Chris recaps 3 factors that influence the phenomenon:
- Confusing environmental support with representation: People may rely on visible parts to build their (shallow) theories about how things work. For me this relates -- very tangentially-- to the notion of "affordances" in UI theory, where roughly speaking analogies to physical world behavior are sometimes leveragable for indicating functionality of controls. I have to think about the implications a bit more.
- Levels of analysis confusion: Multiple causation means you can stop at any level you want, and usually stop early. For me this raises the question of when a level is sufficient, and whether it always matters to go further? In UI design, we want to work with and understand existing mental models of application behavior, but also educate our users with feedback in the UI about necessary differences between their "naive" expectations and how things really work. We don't need to explain object models and for-loops in our code (hopefully) but we sometimes need to indicate relationships that aren't obvious to our users from their current world knowledge.

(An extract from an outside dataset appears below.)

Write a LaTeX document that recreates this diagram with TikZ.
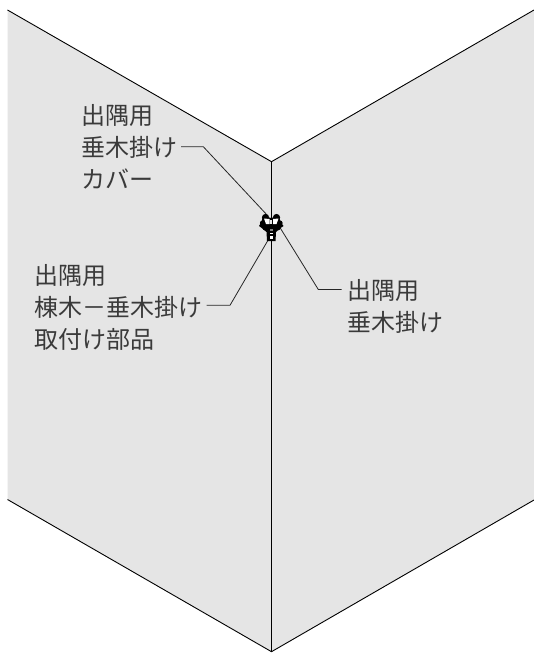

- Indeterminate end state: People have a hard time knowing when they know enough, partly because of the above point. Stories about how things work help clarify this, because of their determinate beginnings and endings -- assuming they're well-structured and not ultra-postmodern and intended to confuse! (This reminds me, again tangentially, of Harvey Sacks' proto-story told by a small child: "The baby cried. The mommy picked it up." Causation is represented, there's a problem and a solution, a beginning and an end. But it's also a story of the most simple analytic level possible!)
Chris says: To sum up, then, the [Illusion of Explanatory Depth] exists for explanations that involve multiple relations between parts, particularly causal relations, but not for more surface knowledge (e.g., facts, stories, and simple procedures), and it shows up fairly early in childhood. The concern it raises for doing science is that increasing specialization -- depth in branches of science -- means shallower understanding on the part of practioners of mechanisms outside their immediate field.
Now see the article noting that geniuses built their work on the work of other geniuses. Although not all examples are cross-disciplinary, it's clear that cross-disciplinary work is a huge opportunity and an increasing challenge.